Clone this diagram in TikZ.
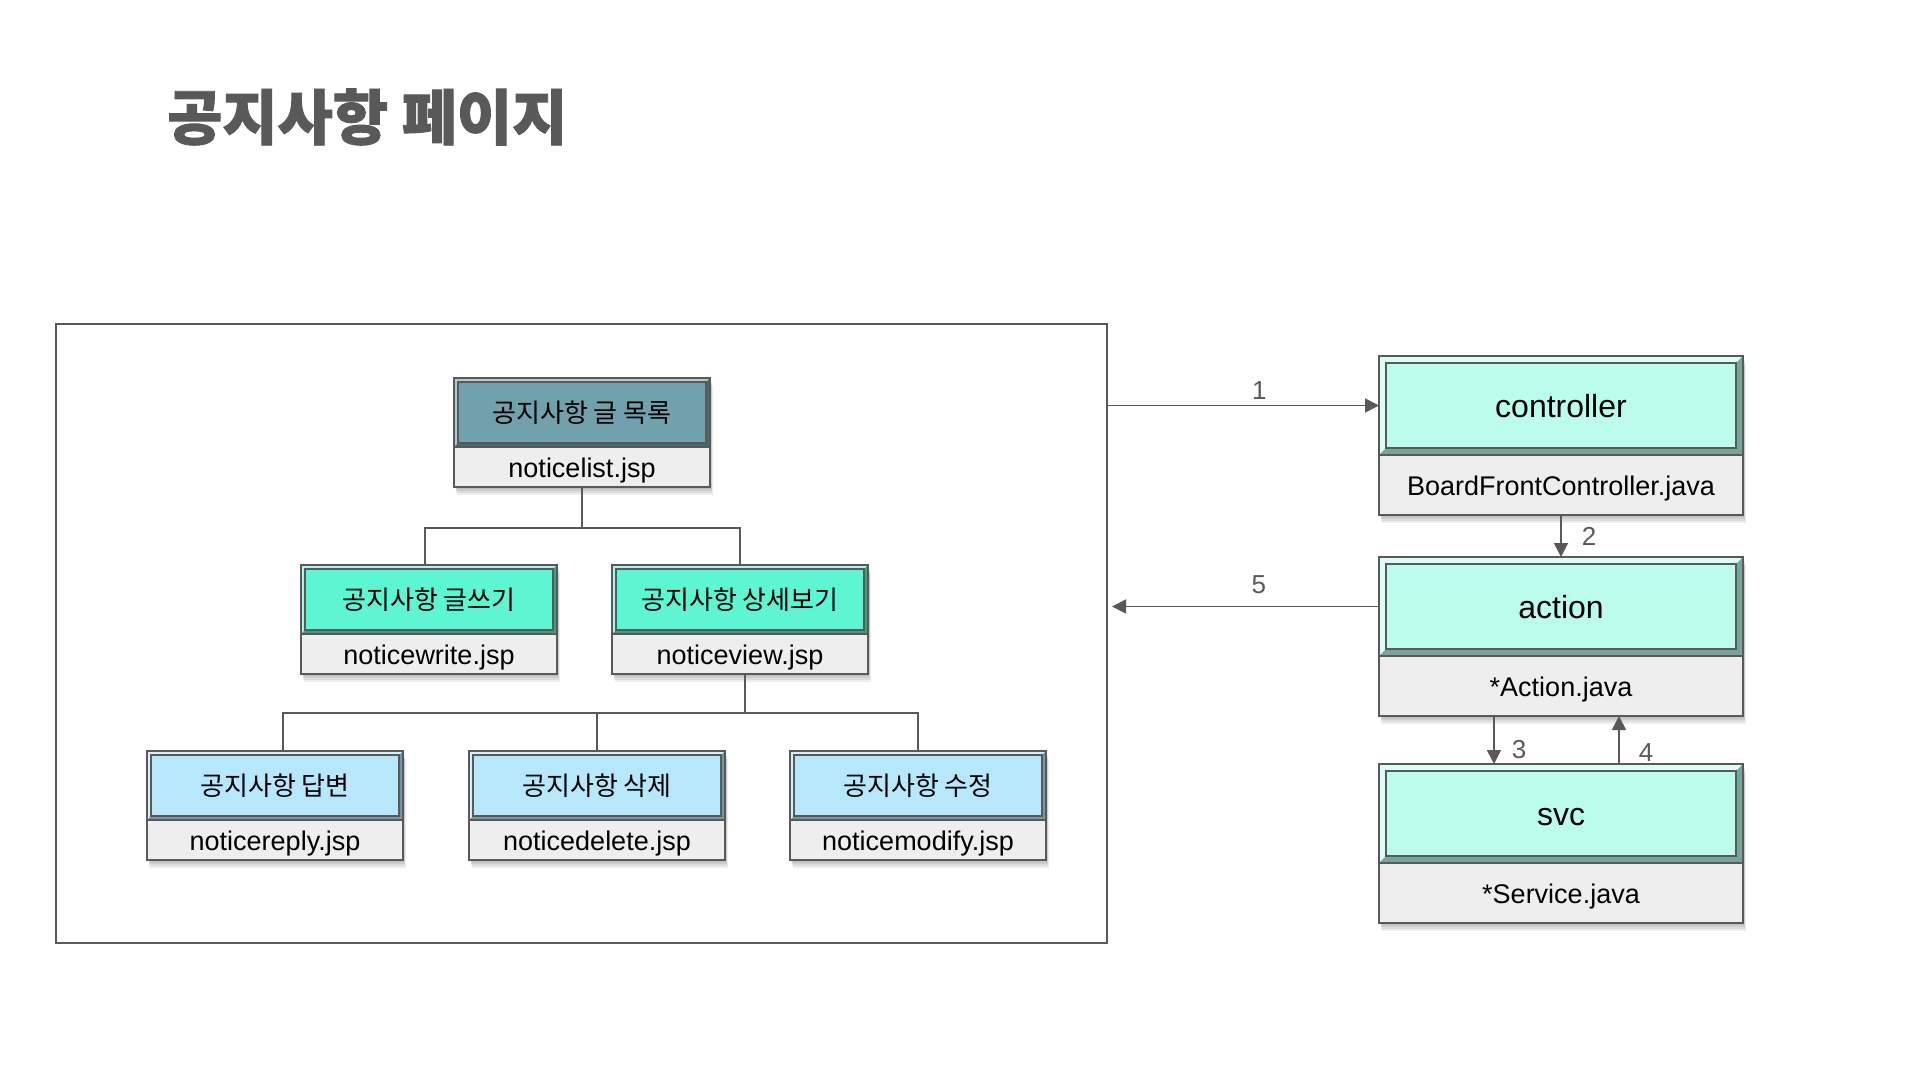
\documentclass[tikz,border=0pt]{standalone}
\usepackage{fontspec}
\setmainfont{Liberation Sans}
\newfontfamily\krfont{Noto Sans CJK KR}
\newfontfamily\titlefont[BoldFeatures={FakeBold=1.5}]{Noto Sans CJK KR}
\usetikzlibrary{arrows.meta,backgrounds}

\definecolor{linegray}{HTML}{595959}
\definecolor{listcol}{HTML}{70A1AD}
\definecolor{writecol}{HTML}{5EF5D2}
\definecolor{replycol}{HTML}{B6E7FB}
\definecolor{javacol}{HTML}{BCFCEC}
\definecolor{filecol}{HTML}{EEEEEE}

% header node + file node, with a soft shadow behind both
\newcommand{\pagebox}[7]{%
  \node[#4head, fill=#5, anchor=north] (#1) at (#2,#3) {#6};
  \node[#4file, anchor=north] (#1f) at (#1.south) {#7};
  \begin{pgfonlayer}{background}
    \foreach \s in {2,4,6,8}
      \fill[black, opacity=.07] ([shift={(\s*0.4pt,-\s pt)}]#1.north west) rectangle ([shift={(\s*0.4pt,-\s pt)}]#1f.south east);
  \end{pgfonlayer}
}

\begin{document}
\begin{tikzpicture}[x=1pt, y=-1pt,
		bevel/.style={path picture={
			\fill[white, opacity=.45] (path picture bounding box.south west) -- (path picture bounding box.north west) -- (path picture bounding box.north east) -- ([shift={(-#1pt,-#1pt)}]path picture bounding box.north east) -- ([shift={(#1pt,-#1pt)}]path picture bounding box.north west) -- ([shift={(#1pt,#1pt)}]path picture bounding box.south west) -- cycle;
			\fill[black, opacity=.35] (path picture bounding box.south west) -- (path picture bounding box.south east) -- (path picture bounding box.north east) -- ([shift={(-#1pt,-#1pt)}]path picture bounding box.north east) -- ([shift={(-#1pt,#1pt)}]path picture bounding box.south east) -- ([shift={(#1pt,#1pt)}]path picture bounding box.south west) -- cycle;
			\draw[linegray, line width=1.2pt] ([shift={(#1pt,-#1pt)}]path picture bounding box.north west) rectangle ([shift={(-#1pt,#1pt)}]path picture bounding box.south east);
		}},
		jsphead/.style={draw=linegray, line width=2pt, outer sep=0pt, minimum width=256pt, minimum height=69pt, inner sep=0pt, bevel=4, font=\krfont\fontsize{26}{30}\selectfont},
		jspfile/.style={draw=linegray, line width=2pt, outer sep=0pt, fill=filecol, minimum width=256pt, minimum height=40pt, inner sep=0pt, text height=20pt, text depth=0pt, font=\fontsize{27}{31}\selectfont},
		javahead/.style={draw=linegray, line width=2pt, outer sep=0pt, minimum width=364pt, minimum height=99pt, inner sep=0pt, bevel=7, text height=24pt, text depth=0pt, font=\fontsize{32}{37}\selectfont},
		javafile/.style={draw=linegray, line width=2pt, outer sep=0pt, fill=filecol, minimum width=364pt, minimum height=60pt, inner sep=0pt, text height=21pt, text depth=0pt, font=\fontsize{27}{31}\selectfont},
		tree/.style={draw=linegray, line width=2pt},
		arr/.style={draw=linegray, line width=1.8pt, -{Triangle[length=14pt, width=14pt]}},
		num/.style={text=linegray, inner sep=2pt, font=\fontsize{26}{30}\selectfont}
	]
	\useasboundingbox (0,0) rectangle (1920,1080);
	
	\node[anchor=west, inner sep=0pt, text=linegray, font=\titlefont\bfseries\fontsize{60}{68}\selectfont] (title) at (167,117) {공지사항 페이지};
	
	\node[draw=linegray, line width=2pt, minimum width=1051pt, minimum height=619pt, inner sep=0pt, outer sep=0pt, anchor=north west] (frame) at (56,324) {};
	
	\pagebox{list}{582}{378}{jsp}{listcol}{공지사항 글 목록}{noticelist.jsp}
	\pagebox{write}{429}{565}{jsp}{writecol}{공지사항 글쓰기}{noticewrite.jsp}
	\pagebox{view}{740}{565}{jsp}{writecol}{공지사항 상세보기}{noticeview.jsp}
	\pagebox{reply}{275}{751}{jsp}{replycol}{공지사항 답변}{noticereply.jsp}
	\pagebox{delete}{597}{751}{jsp}{replycol}{공지사항 삭제}{noticedelete.jsp}
	\pagebox{modify}{918}{751}{jsp}{replycol}{공지사항 수정}{noticemodify.jsp}
	
	\pagebox{ctrl}{1561}{356}{java}{javacol}{controller}{BoardFrontController.java}
	\pagebox{act}{1561}{557}{java}{javacol}{action}{*Action.java}
	\pagebox{svc}{1561}{764}{java}{javacol}{svc}{*Service.java}
	
	% tree
	\draw[tree] (listf.south) -- ++(0,41) coordinate (fork1);
	\draw[tree] (fork1) -| ([xshift=-4pt]write.north);
	\draw[tree] (fork1) -| (view.north);
	\draw[tree] ([xshift=5pt]viewf.south) -- ++(0,39) coordinate (fork2);
	\draw[tree] (fork2) -| ([xshift=8pt]reply.north);
	\draw[tree] (fork2) -| (delete.north);
	\draw[tree] (fork2) -| (modify.north);
	
	% flow
	\draw[arr] (frame.east |- ctrl.west) -- node[num, above=3pt, pos=.56] {1} (ctrl.west);
	\draw[arr] (ctrlf.south) -- node[num, right=18pt] {2} (act.north);
	\draw[arr] ([xshift=-67pt]actf.south) -- node[num, right=15pt, pos=.7] {3} ([xshift=-67pt]svc.north);
	\draw[arr] ([xshift=58pt]svc.north) -- node[num, right=17pt, pos=.23] {4} ([xshift=58pt]actf.south);
	\draw[arr] (act.west) -- node[num, above=10pt, pos=.45] {5} ([xshift=5pt]frame.east |- act.west);
\end{tikzpicture}
\end{document}
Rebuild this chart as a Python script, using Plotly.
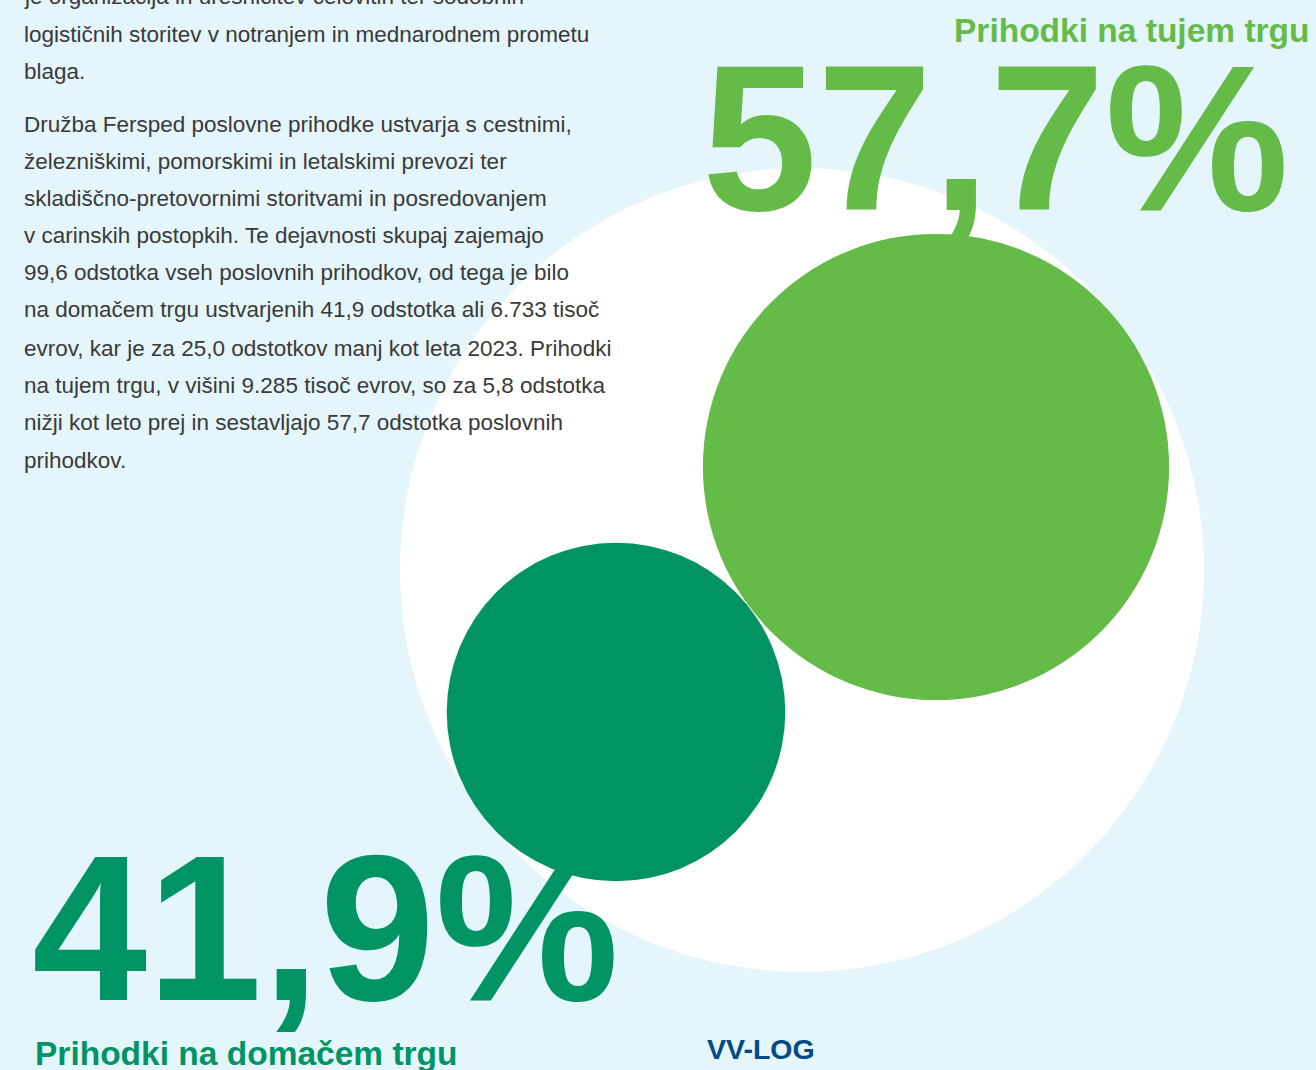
import plotly.graph_objects as go

# ---- data ----
categories = ["Prihodki na domačem trgu", "Prihodki na tujem trgu"]
shares = [41.9, 57.7]
share_labels = ["41,9%", "57,7%"]
colors = ["#009464", "#64BB48"]

body_lines = [
    "je organizacija in uresničitev celovitih ter sodobnih",
    "logističnih storitev v notranjem in mednarodnem prometu",
    "blaga.",
    "Družba Fersped poslovne prihodke ustvarja s cestnimi,",
    "železniškimi, pomorskimi in letalskimi prevozi ter",
    "skladiščno-pretovornimi storitvami in posredovanjem",
    "v carinskih postopkih. Te dejavnosti skupaj zajemajo",
    "99,6 odstotka vseh poslovnih prihodkov, od tega je bilo",
    "na domačem trgu ustvarjenih 41,9 odstotka ali 6.733 tisoč",
    "evrov, kar je za 25,0 odstotkov manj kot leta 2023. Prihodki",
    "na tujem trgu, v višini 9.285 tisoč evrov, so za 5,8 odstotka",
    "nižji kot leto prej in sestavljajo 57,7 odstotka poslovnih",
    "prihodkov.",
]
footer_label = "VV-LOG"

# ---- layout constants ----
W, H = 1316, 1070
BG = "#E4F5FC"
PX_PER_PCT = 4.04  # bubble radius in px per percentage point
centers = [(616, 712), (936, 467)]
FONT = "Liberation Sans"

fig = go.Figure()

# white background disc
fig.add_shape(type="circle", xref="x", yref="y",
              x0=802 - 402, x1=802 + 402, y0=570 - 402, y1=570 + 402,
              fillcolor="white", line_width=0, layer="below")

# bubbles (radius proportional to share)
fig.add_trace(go.Scatter(
    x=[c[0] for c in centers], y=[c[1] for c in centers],
    mode="markers",
    marker=dict(size=[2 * s * PX_PER_PCT for s in shares], sizemode="diameter",
                color=colors, opacity=1, line=dict(width=0)),
    hoverinfo="text", hovertext=[f"{c}: {l}" for c, l in zip(categories, share_labels)],
    showlegend=False, cliponaxis=False,
))

# body text (paper coords so the clipped first line is still drawn)
line_y = [-3, 34, 71, 124, 161, 198, 236, 273, 310, 348, 385, 422, 460]
for txt, yy in zip(body_lines, line_y):
    fig.add_annotation(x=22 / W, y=1 - yy / H, xref="paper", yref="paper", text=txt,
                       showarrow=False, xanchor="left", yanchor="middle",
                       font=dict(family=FONT, size=22.5, color="#3A3A3A"))

# big numbers
fig.add_annotation(x=700, y=138, text=share_labels[1], showarrow=False,
                   xanchor="left", yanchor="middle",
                   font=dict(family=FONT, size=207, color=colors[1], weight="bold"))
fig.add_annotation(x=30, y=928, text=share_labels[0], showarrow=False,
                   xanchor="left", yanchor="middle",
                   font=dict(family=FONT, size=207, color=colors[0], weight="bold"))

# category labels
fig.add_annotation(x=1312, y=30, text=categories[1], showarrow=False,
                   xanchor="right", yanchor="middle",
                   font=dict(family=FONT, size=33.5, color=colors[1], weight="bold"))
fig.add_annotation(x=33, y=1053, text=categories[0], showarrow=False,
                   xanchor="left", yanchor="middle",
                   font=dict(family=FONT, size=33.5, color=colors[0], weight="bold"))

fig.add_annotation(x=705, y=1049, text=footer_label, showarrow=False,
                   xanchor="left", yanchor="middle",
                   font=dict(family=FONT, size=28.5, color="#004A87", weight="bold"))

fig.update_layout(
    width=W, height=H, margin=dict(l=0, r=0, t=0, b=0),
    paper_bgcolor=BG, plot_bgcolor=BG,
    xaxis=dict(range=[0, W], visible=False, fixedrange=True),
    yaxis=dict(range=[H, 0], visible=False, fixedrange=True),
)

fig.write_html("out.html", config={"displayModeBar": False},
               post_script="document.body.style.margin='0';")
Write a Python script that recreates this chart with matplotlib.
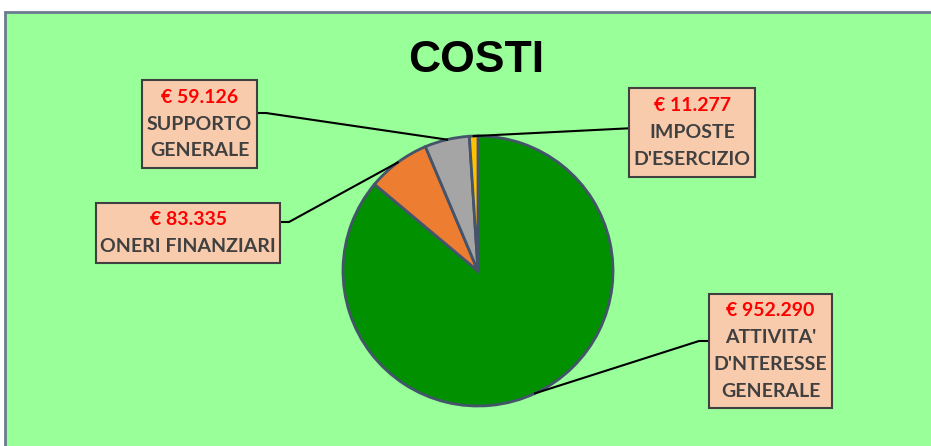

SET TASK ::
Determine how many lines include the word "this" and report that number by itself.

TASK SOLUTION ::
3